4 responses to Average cost of a cycle

  1. The average selling price is by volume though & probably includes kids’ bikes. Looking at bikes locked on the street (not a completely reliable measure – expensive bikes don’t usually get locked on the street, and the cheapest & nastiest fall apart or get left permanently in a shed within a few weeks of purchase), mostly seems like £300-400 machines – entry-level Spesh hybrids, Carreras, cheap end of the Boardman range, alu road bikes with basic componentry etc.. if bike retail is like most retail, unit sales are a pyramid – fat at the bottom, thin at the top – regardless of whether things a few rungs up are actually far, far better value for money, an awful lot of people will just buy the cheapest or the near-cheapest. (Also – people purchase comparatively – if a less-informed person is offered a £99 bike and a £149 bike, they will assume the £149 model must be “good” or even “high end”, rather than just “will last six weeks rather than five before falling apart”).

    • That is one of my points with the people that provide the ‘stats’ they don’t say in detail what they actually reflect. They make out that the average cost of a bicycle is x amount, but they appear to be making that stat on the average sale cost rather than the average actual cost of products available.

      As such what we gain from this is not that the average cost of bicycles is increasing but the average amount spent on bicycles is increasing. It’s a big difference.
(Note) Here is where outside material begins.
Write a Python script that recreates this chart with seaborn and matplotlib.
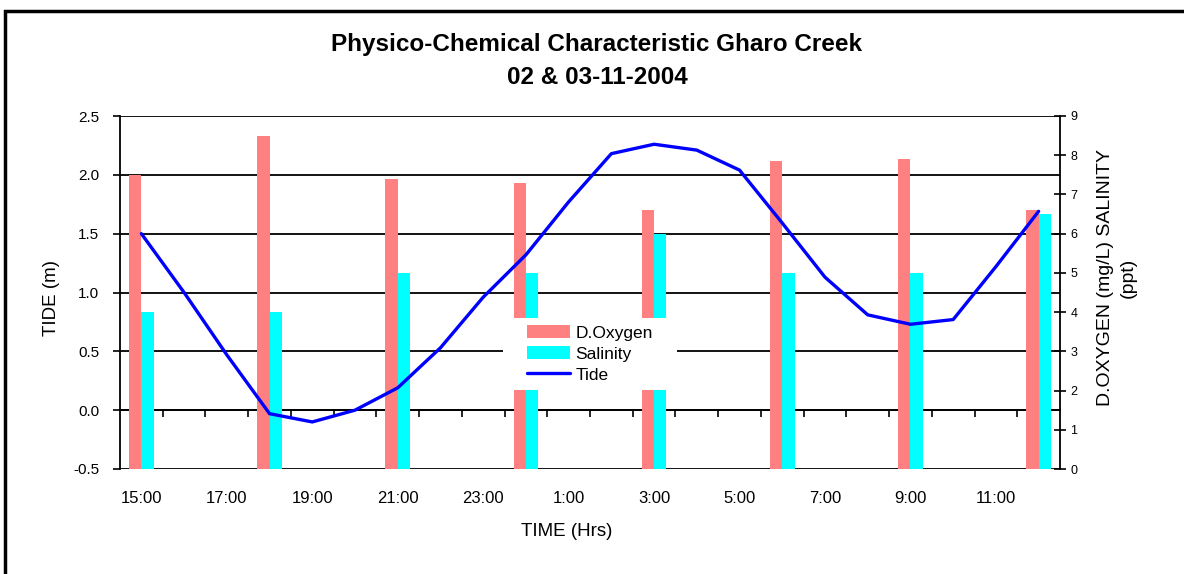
import numpy as np
import pandas as pd
import matplotlib
matplotlib.use("Agg")
import matplotlib.pyplot as plt
import seaborn as sns
from matplotlib.patches import Rectangle, Patch
from matplotlib.lines import Line2D

# ---------------- data ----------------
hours = ["15:00", "16:00", "17:00", "18:00", "19:00", "20:00", "21:00", "22:00",
         "23:00", "0:00", "1:00", "2:00", "3:00", "4:00", "5:00", "6:00", "7:00",
         "8:00", "9:00", "10:00", "11:00", "12:00"]
tide = [1.50, 1.00, 0.47, -0.03, -0.10, 0.00, 0.19, 0.53, 0.96, 1.32, 1.77,
        2.18, 2.26, 2.21, 2.04, 1.59, 1.13, 0.81, 0.73, 0.77, 1.22, 1.69]
sample_times = ["15:00", "18:00", "21:00", "0:00", "3:00", "6:00", "9:00", "12:00"]
d_oxygen = [7.5, 8.5, 7.4, 7.3, 6.6, 7.85, 7.9, 6.6]
salinity = [4.0, 4.0, 5.0, 5.0, 6.0, 5.0, 5.0, 6.5]
shown_labels = ["15:00", "17:00", "19:00", "21:00", "23:00", "1:00", "3:00",
                "5:00", "7:00", "9:00", "11:00"]
tide_ticks = [-0.5, 0.0, 0.5, 1.0, 1.5, 2.0, 2.5]
right_ticks = list(range(0, 10))

series_names = ["D.Oxygen", "Salinity"]
colors = {"D.Oxygen": "#FF8080", "Salinity": "#00FFFF"}
tide_color = "#0000FF"

bars = pd.DataFrame({
    "time": sample_times * 2,
    "value": d_oxygen + salinity,
    "param": ["D.Oxygen"] * len(d_oxygen) + ["Salinity"] * len(salinity),
})

# ---------------- style ----------------
sns.set_style("white")
plt.rcParams["font.family"] = ["Liberation Sans", "DejaVu Sans"]
plt.rcParams["text.color"] = "black"
plt.rcParams["axes.labelcolor"] = "black"
plt.rcParams["xtick.color"] = "black"
plt.rcParams["ytick.color"] = "black"

W, H = 1184, 574
fig = plt.figure(figsize=(W / 100, H / 100), dpi=100)
L, R, T, B = 120, 1060, 116, 469
ax = fig.add_axes([L / W, 1 - B / H, (R - L) / W, (B - T) / H])

# tide axis (left) with grid
ax.set_ylim(-0.5, 2.5)
ax.set_yticks(tide_ticks)
ax.set_yticklabels([f"{v:.1f}" for v in tide_ticks])
ax.yaxis.grid(True, color="black", linewidth=1.3)
ax.xaxis.grid(False)
ax.set_axisbelow(True)
for s in ["top", "right"]:
    ax.spines[s].set_visible(False)
ax.spines["left"].set_color("black")
ax.spines["left"].set_linewidth(1.3)
ax.spines["bottom"].set_position(("data", 0))
ax.spines["bottom"].set_color("black")
ax.spines["bottom"].set_linewidth(1.3)
ax.tick_params(axis="y", direction="out", length=5, width=1.2, labelsize=11,
               pad=10, colors="black", left=True)

# bars (right axis)
ax2 = ax.twinx()
sns.barplot(data=bars, x="time", y="value", hue="param", order=hours,
            hue_order=series_names, palette=colors, saturation=1,
            width=0.58, dodge=True, errorbar=None, linewidth=0,
            legend=False, ax=ax2)
ax2.set_ylim(0, 9)
ax2.set_yticks(right_ticks)
ax2.set_yticklabels([str(v) for v in right_ticks])
ax2.tick_params(axis="y", direction="inout", length=9, width=1.2, labelsize=9,
                pad=3, colors="black", right=True)
for s in ["top", "left", "bottom"]:
    ax2.spines[s].set_visible(False)
ax2.spines["right"].set_visible(True)
ax2.spines["right"].set_color("black")
ax2.spines["right"].set_linewidth(1.3)
ax2.set_ylabel("")
ax2.set_xlabel("")
ax2.grid(False)

# tide line on top
ax3 = ax.twinx()
sns.lineplot(x=np.arange(len(hours)), y=tide, ax=ax3, color=tide_color,
             linewidth=2.4)
ax3.set_ylim(-0.5, 2.5)
ax3.yaxis.set_visible(False)
for s in ax3.spines.values():
    s.set_visible(False)
ax3.grid(False)

# x axis ticks (shared)
ax.set_xlim(-0.5, len(hours) - 0.5)
ax.set_xticks([hours.index(h) for h in shown_labels])
ax.set_xticklabels(shown_labels)
ax.set_xticks(np.arange(0.5, len(hours) - 1, 1.0), minor=True)
ax.tick_params(axis="x", which="major", length=0, labelsize=12, pad=58,
               colors="black")
ax.tick_params(axis="x", which="minor", direction="out", length=5, width=1.2,
               colors="black", bottom=True)
ax.set_xlabel("")
ax.set_ylabel("")

# legend: white box behind, entries centered in it
ax3.add_patch(Rectangle(((503 - L) / (R - L), (B - 390) / (B - T)),
                        174 / (R - L), 72 / (B - T), transform=ax3.transAxes,
                        facecolor="white", edgecolor="none", zorder=9,
                        clip_on=False))
handles = [Patch(facecolor=colors["D.Oxygen"], edgecolor="none"),
           Patch(facecolor=colors["Salinity"], edgecolor="none"),
           Line2D([0], [0], color=tide_color, linewidth=2.4)]
leg = ax3.legend(handles, ["D.Oxygen", "Salinity", "Tide"], loc="center",
                 bbox_to_anchor=(0.5, 0.326), frameon=False,
                 fontsize=12.5, handlelength=2.5, handleheight=0.8,
                 handletextpad=0.3, labelspacing=0.3, borderpad=0.3,
                 borderaxespad=0)
leg.set_zorder(10)

# titles and axis labels
fig.text(597 / W, 1 - 45 / H, "Physico-Chemical Characteristic Gharo Creek",
         ha="center", va="center", fontsize=17.5, fontweight="bold")
fig.text(597 / W, 1 - 77 / H, "02 & 03-11-2004", ha="center", va="center",
         fontsize=17.5, fontweight="bold")
fig.text(567 / W, 1 - 532 / H, "TIME (Hrs)", ha="center", va="center",
         fontsize=13.5)
fig.text(52 / W, 1 - 298 / H, "TIDE (m)", ha="center", va="center",
         rotation=90, fontsize=13.5)
fig.text(1117 / W, 1 - 278 / H, "D.OXYGEN (mg/L) SALINITY\n(ppt)",
         ha="center", va="center", rotation=90, fontsize=14,
         multialignment="center", linespacing=1.4)

# outer frame
fig.add_artist(Rectangle((5 / W, -0.1), 1.5, 1.1 - 11 / H,
                         transform=fig.transFigure, fill=False,
                         edgecolor="black", linewidth=2.5))

fig.savefig("out.png", dpi=100, facecolor="white")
  2. I’m not sure how you did your calculations, but your averages don’t really take into account the volume of sales at each price point. Take somewhere like Evans. I suspect a substantial majority of the bikes they sell are below £1000 to meet the Cycle to Work criteria. Certainly they have, and sell, bikes over that price hence your high average price, but they’ll be selling multiples of £500 or £600 bikes for every £1500-£2000 bike they sell.

    They’re a specialist of course.Think about how many thousands of kids bikes are being sold at below £200 or £100 by retailers like Argos and Halfords. Then think about those cheap (and often, nasty) supermarket bikes. Anyone reading this probably knows better, but supermarkets work on volumes and I’m sure they get them.

    Companies like Mintel utilise a lot of data from companies like supermarkets, so you do have to account for this.

    In truth, a flat average, although easy to understand, can be thoroughly misleading, neither reflecting the volume of ultra-cheap bikes, and nor really showing the breadth of the market at the pricier end.

    • Because Mintel didn’t state what their average is, it is misleading. I’m presuming they mean the average sale cost of bicycles (hence why it is so low, like you said, supermarkets, argos and halfords shift huge volumes). But the actual average cost is different to sale cost.

      Their stats don’t show the bikes cost more, their stat shows that people are spending more on bicycles. Those are two very different things!